<<<<
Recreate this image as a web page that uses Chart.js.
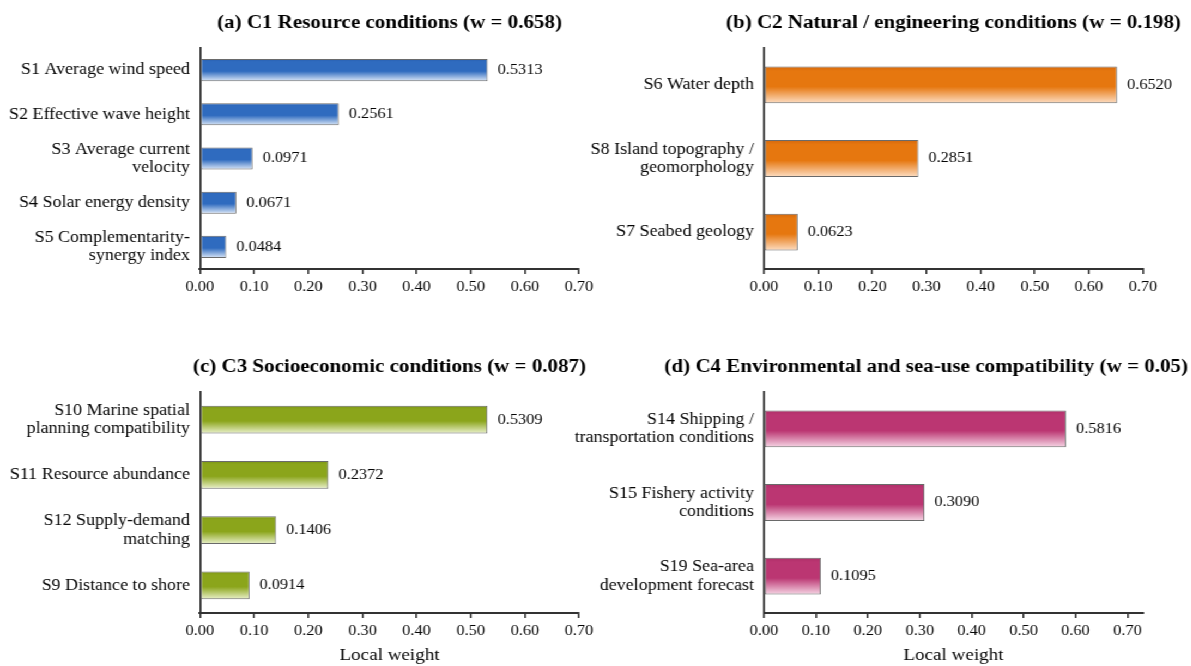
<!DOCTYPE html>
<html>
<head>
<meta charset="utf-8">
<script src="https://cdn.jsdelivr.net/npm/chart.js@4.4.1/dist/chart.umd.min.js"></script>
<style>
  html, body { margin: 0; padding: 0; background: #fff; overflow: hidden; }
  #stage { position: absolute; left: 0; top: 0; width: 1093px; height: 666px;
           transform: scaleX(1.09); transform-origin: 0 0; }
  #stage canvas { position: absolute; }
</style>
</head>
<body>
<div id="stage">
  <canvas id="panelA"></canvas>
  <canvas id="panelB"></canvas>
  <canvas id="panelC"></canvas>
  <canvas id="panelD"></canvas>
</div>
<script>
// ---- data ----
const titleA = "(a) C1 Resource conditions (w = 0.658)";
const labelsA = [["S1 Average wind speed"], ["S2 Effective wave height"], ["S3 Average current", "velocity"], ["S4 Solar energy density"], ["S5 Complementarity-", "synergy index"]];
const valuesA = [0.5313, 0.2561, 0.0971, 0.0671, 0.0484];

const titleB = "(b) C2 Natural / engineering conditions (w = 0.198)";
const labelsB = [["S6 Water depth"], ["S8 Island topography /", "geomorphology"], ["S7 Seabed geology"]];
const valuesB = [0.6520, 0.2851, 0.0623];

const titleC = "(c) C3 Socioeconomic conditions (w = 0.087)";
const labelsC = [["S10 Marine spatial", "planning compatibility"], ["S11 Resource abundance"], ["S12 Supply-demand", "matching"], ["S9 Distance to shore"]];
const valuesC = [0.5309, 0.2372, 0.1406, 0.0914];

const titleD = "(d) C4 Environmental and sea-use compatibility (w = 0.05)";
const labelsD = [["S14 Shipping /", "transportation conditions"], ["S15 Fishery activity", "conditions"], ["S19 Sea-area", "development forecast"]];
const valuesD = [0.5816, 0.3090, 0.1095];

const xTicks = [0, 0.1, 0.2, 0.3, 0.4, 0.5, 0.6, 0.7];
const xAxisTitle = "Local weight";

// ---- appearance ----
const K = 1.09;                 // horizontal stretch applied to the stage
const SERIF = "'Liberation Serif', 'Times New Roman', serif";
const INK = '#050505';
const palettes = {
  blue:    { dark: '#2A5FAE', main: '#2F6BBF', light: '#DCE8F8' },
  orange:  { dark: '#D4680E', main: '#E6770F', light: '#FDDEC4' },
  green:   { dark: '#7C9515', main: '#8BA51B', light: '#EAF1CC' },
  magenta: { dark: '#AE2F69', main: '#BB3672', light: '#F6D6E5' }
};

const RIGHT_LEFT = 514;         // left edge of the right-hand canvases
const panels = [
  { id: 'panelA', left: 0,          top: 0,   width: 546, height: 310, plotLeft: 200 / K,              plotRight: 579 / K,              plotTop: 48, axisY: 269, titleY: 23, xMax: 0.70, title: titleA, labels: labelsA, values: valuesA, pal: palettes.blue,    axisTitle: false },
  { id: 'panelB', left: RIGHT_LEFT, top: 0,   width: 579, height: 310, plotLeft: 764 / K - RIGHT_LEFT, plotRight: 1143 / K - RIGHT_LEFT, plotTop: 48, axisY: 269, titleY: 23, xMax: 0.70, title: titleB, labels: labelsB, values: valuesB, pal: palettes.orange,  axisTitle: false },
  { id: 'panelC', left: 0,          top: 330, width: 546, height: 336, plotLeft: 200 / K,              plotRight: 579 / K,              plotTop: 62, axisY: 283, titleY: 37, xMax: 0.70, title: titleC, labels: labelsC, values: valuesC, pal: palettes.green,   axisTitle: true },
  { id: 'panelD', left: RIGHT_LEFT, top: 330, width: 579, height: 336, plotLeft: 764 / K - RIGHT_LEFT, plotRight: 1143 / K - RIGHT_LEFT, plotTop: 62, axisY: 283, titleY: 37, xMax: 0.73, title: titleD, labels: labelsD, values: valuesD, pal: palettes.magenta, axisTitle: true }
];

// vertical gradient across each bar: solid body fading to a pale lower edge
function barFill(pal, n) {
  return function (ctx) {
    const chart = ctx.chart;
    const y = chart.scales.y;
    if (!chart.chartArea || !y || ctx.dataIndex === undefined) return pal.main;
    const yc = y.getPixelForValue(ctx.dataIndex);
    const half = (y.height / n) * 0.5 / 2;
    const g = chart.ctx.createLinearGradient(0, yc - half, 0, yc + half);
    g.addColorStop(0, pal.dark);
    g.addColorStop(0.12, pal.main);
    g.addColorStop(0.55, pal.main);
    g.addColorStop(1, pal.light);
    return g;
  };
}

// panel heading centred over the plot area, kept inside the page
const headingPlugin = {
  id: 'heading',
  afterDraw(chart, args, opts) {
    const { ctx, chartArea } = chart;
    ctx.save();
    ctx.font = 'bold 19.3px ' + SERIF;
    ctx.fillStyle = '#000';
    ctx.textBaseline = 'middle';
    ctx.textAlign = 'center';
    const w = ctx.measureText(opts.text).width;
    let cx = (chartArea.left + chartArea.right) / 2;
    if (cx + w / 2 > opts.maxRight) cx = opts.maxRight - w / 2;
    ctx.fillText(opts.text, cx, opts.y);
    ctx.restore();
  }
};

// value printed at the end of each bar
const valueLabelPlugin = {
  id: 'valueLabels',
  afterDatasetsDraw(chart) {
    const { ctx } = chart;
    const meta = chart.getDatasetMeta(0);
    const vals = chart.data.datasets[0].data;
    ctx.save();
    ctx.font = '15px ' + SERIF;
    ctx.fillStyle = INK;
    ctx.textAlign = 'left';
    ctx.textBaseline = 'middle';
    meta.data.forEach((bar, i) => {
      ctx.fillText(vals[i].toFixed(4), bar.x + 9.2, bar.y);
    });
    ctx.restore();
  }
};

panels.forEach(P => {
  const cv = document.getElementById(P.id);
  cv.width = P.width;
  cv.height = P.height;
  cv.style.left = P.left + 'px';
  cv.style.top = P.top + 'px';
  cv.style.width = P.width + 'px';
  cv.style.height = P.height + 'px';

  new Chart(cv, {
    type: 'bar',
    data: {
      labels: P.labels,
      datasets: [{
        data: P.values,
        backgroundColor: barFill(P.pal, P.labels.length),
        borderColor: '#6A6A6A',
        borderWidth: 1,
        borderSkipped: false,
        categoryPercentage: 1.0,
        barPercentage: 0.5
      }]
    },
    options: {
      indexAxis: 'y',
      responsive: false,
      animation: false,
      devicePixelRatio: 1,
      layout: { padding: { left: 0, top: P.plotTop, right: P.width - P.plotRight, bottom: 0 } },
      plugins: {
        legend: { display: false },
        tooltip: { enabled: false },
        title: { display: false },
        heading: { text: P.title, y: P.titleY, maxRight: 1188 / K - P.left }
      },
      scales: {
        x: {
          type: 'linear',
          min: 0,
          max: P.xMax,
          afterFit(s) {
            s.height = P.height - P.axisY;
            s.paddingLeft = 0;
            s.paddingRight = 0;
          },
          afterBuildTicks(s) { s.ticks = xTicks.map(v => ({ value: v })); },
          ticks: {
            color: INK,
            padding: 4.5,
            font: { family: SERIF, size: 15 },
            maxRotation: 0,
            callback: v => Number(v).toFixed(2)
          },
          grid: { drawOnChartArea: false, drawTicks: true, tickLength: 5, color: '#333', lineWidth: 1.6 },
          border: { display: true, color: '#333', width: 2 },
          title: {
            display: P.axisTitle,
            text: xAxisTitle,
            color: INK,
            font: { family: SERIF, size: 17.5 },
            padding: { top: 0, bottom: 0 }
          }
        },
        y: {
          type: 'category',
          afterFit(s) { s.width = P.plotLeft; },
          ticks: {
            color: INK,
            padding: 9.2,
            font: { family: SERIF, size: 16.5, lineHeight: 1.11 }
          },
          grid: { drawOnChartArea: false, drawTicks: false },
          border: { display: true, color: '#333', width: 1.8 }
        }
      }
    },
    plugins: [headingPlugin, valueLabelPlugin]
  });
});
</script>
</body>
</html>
>>>>
* STATED GOAL
Each line from the top of the material through the line containing "const valuesB = [0.6520, 0.2851, 0.0623];" should be reproduced exactly; please drop any images.

* RESPONSE
Recreate this image as a web page that uses Chart.js.
<!DOCTYPE html>
<html>
<head>
<meta charset="utf-8">
<script src="https://cdn.jsdelivr.net/npm/chart.js@4.4.1/dist/chart.umd.min.js"></script>
<style>
  html, body { margin: 0; padding: 0; background: #fff; overflow: hidden; }
  #stage { position: absolute; left: 0; top: 0; width: 1093px; height: 666px;
           transform: scaleX(1.09); transform-origin: 0 0; }
  #stage canvas { position: absolute; }
</style>
</head>
<body>
<div id="stage">
  <canvas id="panelA"></canvas>
  <canvas id="panelB"></canvas>
  <canvas id="panelC"></canvas>
  <canvas id="panelD"></canvas>
</div>
<script>
// ---- data ----
const titleA = "(a) C1 Resource conditions (w = 0.658)";
const labelsA = [["S1 Average wind speed"], ["S2 Effective wave height"], ["S3 Average current", "velocity"], ["S4 Solar energy density"], ["S5 Complementarity-", "synergy index"]];
const valuesA = [0.5313, 0.2561, 0.0971, 0.0671, 0.0484];

const titleB = "(b) C2 Natural / engineering conditions (w = 0.198)";
const labelsB = [["S6 Water depth"], ["S8 Island topography /", "geomorphology"], ["S7 Seabed geology"]];
const valuesB = [0.6520, 0.2851, 0.0623];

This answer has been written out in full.